Being able to criss-cross the globe on the strength of the Internet has made it possible to engage with creative ideas, conversations, and experiences which otherwise would be beyond our reach—and at times, even beyond our imagination. On The Same Page will bring to the reader of Torchlight, a combination of textual-audio-visual curated content, about and around libraries and bookish love.
Picturing the journey: Print to digital
Long before research was undertaken to establish the significant role pictorial representations play in developing literacy, language, and a host of cognitive skills in young children, picture books occupied a distinct place in the world of children’s publishing.
So much so that since 1937 picture books became award-worthy starting with the Caldecott Medal, which even today is acknowledged worldwide as the most prestigious award, notwithstanding that it is reserved only for the best American picture book. Amongst the criteria for awarding the medal, perhaps the one that is most telling for the way picture books have evolved is, “the book must be a self-contained identity, not dependent on other media (i.e. sound, film or computer program) for its enjoyment.”
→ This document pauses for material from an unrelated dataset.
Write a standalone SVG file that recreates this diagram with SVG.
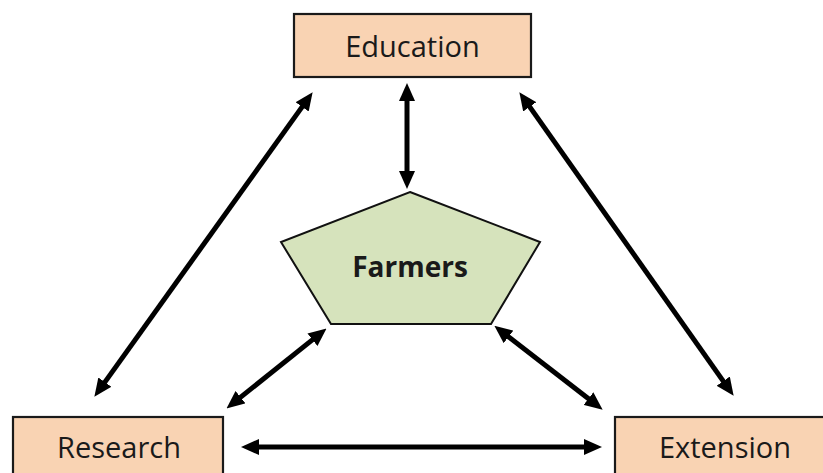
<svg xmlns="http://www.w3.org/2000/svg" width="823" height="473" viewBox="0 0 823 473">
<style>
.box{fill:#F9D3B3;stroke:#1a1a1a;stroke-width:2.2}
.pent{fill:#D6E3BC;stroke:#111;stroke-width:2}
.lbl{font-family:"Open Sans","Liberation Sans",sans-serif;font-size:29px;fill:#1a1a1a;text-anchor:middle}
.bold{font-weight:bold;font-size:28px}
.conn line{stroke:#000;stroke-width:5;marker-start:url(#ah);marker-end:url(#ah)}
</style>
<defs>
<marker id="ah" markerUnits="userSpaceOnUse" markerWidth="18" markerHeight="16" refX="3" refY="8" orient="auto-start-reverse" viewBox="0 0 18 16">
<path d="M0,0 L18,8 L0,16 z" fill="#000"/>
</marker>
</defs>
<rect width="823" height="473" fill="#fff"/>
<g id="connectors" class="conn">
<line x1="407" y1="98" x2="407" y2="174"/>
<line x1="303.9" y1="104.4" x2="103.1" y2="384.6"/>
<line x1="528" y1="104.4" x2="725" y2="383.6"/>
<line x1="314.8" y1="337.9" x2="238.2" y2="399.1"/>
<line x1="506.2" y1="335" x2="590.8" y2="400.5"/>
<line x1="256" y1="447" x2="587" y2="447"/>
</g>
<g id="education">
<rect class="box" x="294" y="14" width="237" height="63"/>
<text class="lbl" x="412.5" y="57">Education</text>
</g>
<g id="farmers">
<polygon class="pent" points="410,192 540,242 491,324 331,324 281,242"/>
<text class="lbl bold" x="410" y="277">Farmers</text>
</g>
<g id="research">
<rect class="box" x="13" y="417" width="210" height="70"/>
<text class="lbl" x="119" y="458">Research</text>
</g>
<g id="extension">
<rect class="box" x="615" y="417" width="220" height="70"/>
<text class="lbl" x="725" y="458">Extension</text>
</g>
</svg>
The medal is named for artist and illustrator Randolph Caldecott who was credited by iconic illustrator Maurice Sendak, as the creator of the modern picture book. Caldecott imaginatively juxtaposed picture and word, either one or the other, so that illustrations shared an equal place with text and were no longer considered mere embellishments to it. The arrival of wordless picture books was the ultimate tribute to the power inherent in pictures to tell a story.
Starting in the 1950s, the line between illustrator and author began to blur and a vivid transformation was seen in picture books. The domain of picture books came to be inhabited by graphic designers and titles such as Sparkle and Spin (1957), Little 1 (1962), and Listen! Listen! (1970) demonstrated “a relationship between words and picture, shapes, sounds, and thoughts”, evoking a sense of play and dynamism.
This perhaps hinted at what was in the offing.
By the end of the twentieth century, amidst the sweep of the digital revolution, picture books infused with elements such as multimedia content, types of interactivity, games, and navigation options, acquired a new avatar. Illustrator Mary A. Livingston in reviewing digital children’s books put the Goldilocks principle to use to describe three types: the fixed e-book (digital version of a printed picture book) devoid of trappings as underwhelming; the book app (interactive, animated and loaded with games) as overwhelming; and the enhanced digital book (interactive multimedia content) as being somewhere in between. One of the marks of a discerning reader of digital picture books is being able to assess whether good narrative and original art are being eclipsed or enhanced by digital features.
With picture books going digital, some wonder what the fuss is about. Isn’t this an instance of old wine in new bottles? After all, it is still stories (sometimes the “same old ones”) with a changed appearance on account of the “bells and whistles” embedded in the book. To me, what the fuss is about is the less obvious but more significant changes effected by the digital medium that Marshall McLuhan’s prophetic phrase of the 60’s – “the medium is the message” – speaks to. The digital character of picture books is changing patterns and institutions of reading and publishing. The ease with which picture book content can be shaped digitally and distributed/downloaded – often free of cost – has led to the exponential growth of digital picture books. Shared book reading between parent-child which is widely acknowledged as a gold practice risks being dented by independent reading of interactive books on the computer. Classroom teachers are being required to learn pedagogical approaches that support reading across the digital platform. Librarians will have to contend with a game-playing mentality that readers of book apps are developing. Whether these changes are for better or worse and how so, has become the subject of contemporary educational research.
As it is with their traditional counterparts, digital picture books are receiving recognition as a distinctive category in the world of children’s publishing. Since 2012, two international book fairs invite entries for the best digital children’s book; the Digital Ehon (“picture book” in Japanese) Award instituted by the Digital Children’s Book Fair held annually in Japan and the Bologna Ragazzi Digital Award by the Bologna Children’s Book Fair held annually in Italy.
In today’s plugged world, digital picture books too have found a place on the award shelf.